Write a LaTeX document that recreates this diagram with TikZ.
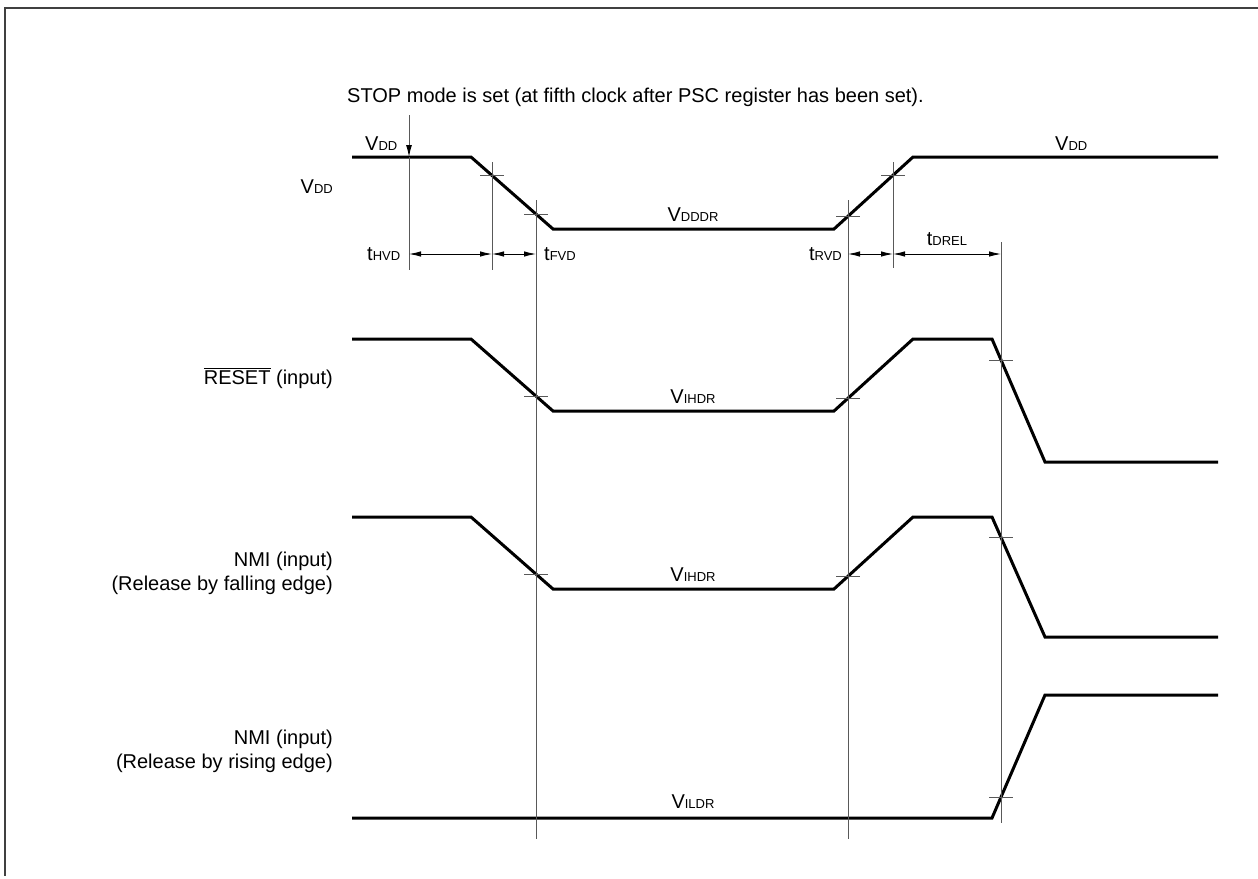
\documentclass[tikz,border=0pt]{standalone}
\usepackage{fontspec}
\setmainfont{Liberation Sans}
\usetikzlibrary{arrows.meta}
\newcommand{\sbs}[1]{{\fontsize{13}{14}\selectfont #1}}
\begin{document}
\begin{tikzpicture}[x=1pt,y=-1pt,
  wave/.style={line width=3pt, line join=miter},
  guide/.style={line width=1pt, draw=black!65},
  tickmark/.style={line width=0.9pt, draw=black!65},
  dimarrow/.style={line width=0.9pt, {Latex[length=12pt,width=5.5pt]}-{Latex[length=12pt,width=5.5pt]}},
  lbl/.style={font=\fontsize{20}{23}\selectfont, inner sep=0pt},
  siglbl/.style={font=\fontsize{20}{23}\selectfont, inner sep=0pt, anchor=base east, align=right},
]
\useasboundingbox (0,0) rectangle (1258,878);
\draw[line width=2pt, draw=black!75] (1258,8) -- (5,8) -- (5,876);

% title
\node[lbl, anchor=base west] (title) at (347,102) {STOP mode is set (at fifth clock after PSC register has been set).};

% signal names
\node[siglbl] (nVdd) at (333,193) {V\sbs{DD}};
\node[siglbl] (nRes) at (333,384) {$\overline{\mbox{RESET}}$ (input)};
\node[siglbl] (nNmiF) at (333,566) {NMI (input)};
\node[siglbl] (nNmiF2) at (333,590) {(Release by falling edge)};
\node[siglbl] (nNmiR) at (333,744) {NMI (input)};
\node[siglbl] (nNmiR2) at (333,768) {(Release by rising edge)};

% waveforms
\draw[wave] (352,157) -- (471,157) -- (553,229) -- (834,229) -- (913,157) -- (1218,157);
\draw[wave] (352,339) -- (471,339) -- (553,411) -- (834,411) -- (913,339) -- (992,339) -- (1045,462) -- (1218,462);
\draw[wave] (352,517) -- (471,517) -- (553,589) -- (834,589) -- (913,517) -- (992,517) -- (1045,637) -- (1218,637);
\draw[wave] (352,818) -- (992,818) -- (1045,695) -- (1218,695);

% level labels
\node[lbl, anchor=base west] (lVddL) at (365,150) {V\sbs{DD}};
\node[lbl, anchor=base west] (lVddR) at (1055,150) {V\sbs{DD}};
\node[lbl, anchor=base] (lVdddr) at (693,221) {V\sbs{DDDR}};
\node[lbl, anchor=base] (lVihdr1) at (693,403) {V\sbs{IHDR}};
\node[lbl, anchor=base] (lVihdr2) at (693,581) {V\sbs{IHDR}};
\node[lbl, anchor=base] (lVildr) at (693,808) {V\sbs{ILDR}};

% guide lines
\coordinate (g0t) at (409,115); \coordinate (g0m) at (409,157); \coordinate (g0b) at (409,270);
\coordinate (g1t) at (492,162); \coordinate (g1b) at (492,270);
\coordinate (g2t) at (536,200); \coordinate (g2b) at (536,839);
\coordinate (g3t) at (848,200); \coordinate (g3b) at (848,839);
\coordinate (g4t) at (893,162); \coordinate (g4b) at (893,268);
\coordinate (g5t) at (1001,242); \coordinate (g5b) at (1001,823);
\draw[guide, -{Latex[length=12pt,width=6pt,color=black]}] (g0t) -- (g0m);
\draw[guide] (g0m) -- (g0b);
\draw[guide] (g1t) -- (g1b);
\draw[guide] (g2t) -- (g2b);
\draw[guide] (g3t) -- (g3b);
\draw[guide] (g4t) -- (g4b);
\draw[guide] (g5t) -- (g5b);

% dimension arrows
\coordinate (d0) at (409,254); \coordinate (d1) at (492,254); \coordinate (d2) at (536,254);
\coordinate (d3) at (848,254); \coordinate (d4) at (893,254); \coordinate (d5) at (1001,254);
\draw[dimarrow] (d0) -- (d1);
\draw[dimarrow] (d1) -- (d2);
\draw[dimarrow] (d3) -- (d4);
\draw[dimarrow] (d4) -- (d5);
\node[lbl, anchor=base west] (tHvd) at (367,260) {t\sbs{HVD}};
\node[lbl, anchor=base west] (tFvd) at (544,260) {t\sbs{FVD}};
\node[lbl, anchor=base east] (tRvd) at (842,260) {t\sbs{RVD}};
\node[lbl, anchor=base] (tDrel) at (947,245) {t\sbs{DREL}};

% crossing ticks
\foreach \px/\py in {492/175, 536/214, 848/216, 893/175,
                     536/396, 848/398, 1001/360,
                     536/574, 848/576, 1001/537,
                     1001/797}
  \draw[tickmark] (\px-12,\py) -- (\px+12,\py);
\end{tikzpicture}
\end{document}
---------------
■ Directive ■
Give every line back word for word and leave the pictures out.

■ Task solution ■
Write a LaTeX document that recreates this diagram with TikZ.
\documentclass[tikz,border=0pt]{standalone}
\usepackage{fontspec}
\setmainfont{Liberation Sans}
\usetikzlibrary{arrows.meta}
\newcommand{\sbs}[1]{{\fontsize{13}{14}\selectfont #1}}
\begin{document}
\begin{tikzpicture}[x=1pt,y=-1pt,
  wave/.style={line width=3pt, line join=miter},
  guide/.style={line width=1pt, draw=black!65},
  tickmark/.style={line width=0.9pt, draw=black!65},
  dimarrow/.style={line width=0.9pt, {Latex[length=12pt,width=5.5pt]}-{Latex[length=12pt,width=5.5pt]}},
  lbl/.style={font=\fontsize{20}{23}\selectfont, inner sep=0pt},
  siglbl/.style={font=\fontsize{20}{23}\selectfont, inner sep=0pt, anchor=base east, align=right},
]
\useasboundingbox (0,0) rectangle (1258,878);
\draw[line width=2pt, draw=black!75] (1258,8) -- (5,8) -- (5,876);

% title
\node[lbl, anchor=base west] (title) at (347,102) {STOP mode is set (at fifth clock after PSC register has been set).};

% signal names
\node[siglbl] (nVdd) at (333,193) {V\sbs{DD}};
\node[siglbl] (nRes) at (333,384) {$\overline{\mbox{RESET}}$ (input)};
\node[siglbl] (nNmiF) at (333,566) {NMI (input)};
\node[siglbl] (nNmiF2) at (333,590) {(Release by falling edge)};
\node[siglbl] (nNmiR) at (333,744) {NMI (input)};
\node[siglbl] (nNmiR2) at (333,768) {(Release by rising edge)};

% waveforms
\draw[wave] (352,157) -- (471,157) -- (553,229) -- (834,229) -- (913,157) -- (1218,157);
\draw[wave] (352,339) -- (471,339) -- (553,411) -- (834,411) -- (913,339) -- (992,339) -- (1045,462) -- (1218,462);
\draw[wave] (352,517) -- (471,517) -- (553,589) -- (834,589) -- (913,517) -- (992,517) -- (1045,637) -- (1218,637);
\draw[wave] (352,818) -- (992,818) -- (1045,695) -- (1218,695);

% level labels
\node[lbl, anchor=base west] (lVddL) at (365,150) {V\sbs{DD}};
\node[lbl, anchor=base west] (lVddR) at (1055,150) {V\sbs{DD}};
\node[lbl, anchor=base] (lVdddr) at (693,221) {V\sbs{DDDR}};
\node[lbl, anchor=base] (lVihdr1) at (693,403) {V\sbs{IHDR}};
\node[lbl, anchor=base] (lVihdr2) at (693,581) {V\sbs{IHDR}};
\node[lbl, anchor=base] (lVildr) at (693,808) {V\sbs{ILDR}};

% guide lines
\coordinate (g0t) at (409,115); \coordinate (g0m) at (409,157); \coordinate (g0b) at (409,270);
\coordinate (g1t) at (492,162); \coordinate (g1b) at (492,270);
\coordinate (g2t) at (536,200); \coordinate (g2b) at (536,839);
\coordinate (g3t) at (848,200); \coordinate (g3b) at (848,839);
\coordinate (g4t) at (893,162); \coordinate (g4b) at (893,268);
\coordinate (g5t) at (1001,242); \coordinate (g5b) at (1001,823);
\draw[guide, -{Latex[length=12pt,width=6pt,color=black]}] (g0t) -- (g0m);
\draw[guide] (g0m) -- (g0b);
\draw[guide] (g1t) -- (g1b);
\draw[guide] (g2t) -- (g2b);
\draw[guide] (g3t) -- (g3b);
\draw[guide] (g4t) -- (g4b);
\draw[guide] (g5t) -- (g5b);

% dimension arrows
\coordinate (d0) at (409,254); \coordinate (d1) at (492,254); \coordinate (d2) at (536,254);
\coordinate (d3) at (848,254); \coordinate (d4) at (893,254); \coordinate (d5) at (1001,254);
\draw[dimarrow] (d0) -- (d1);
\draw[dimarrow] (d1) -- (d2);
\draw[dimarrow] (d3) -- (d4);
\draw[dimarrow] (d4) -- (d5);
\node[lbl, anchor=base west] (tHvd) at (367,260) {t\sbs{HVD}};
\node[lbl, anchor=base west] (tFvd) at (544,260) {t\sbs{FVD}};
\node[lbl, anchor=base east] (tRvd) at (842,260) {t\sbs{RVD}};
\node[lbl, anchor=base] (tDrel) at (947,245) {t\sbs{DREL}};

% crossing ticks
\foreach \px/\py in {492/175, 536/214, 848/216, 893/175,
                     536/396, 848/398, 1001/360,
                     536/574, 848/576, 1001/537,
                     1001/797}
  \draw[tickmark] (\px-12,\py) -- (\px+12,\py);
\end{tikzpicture}
\end{document}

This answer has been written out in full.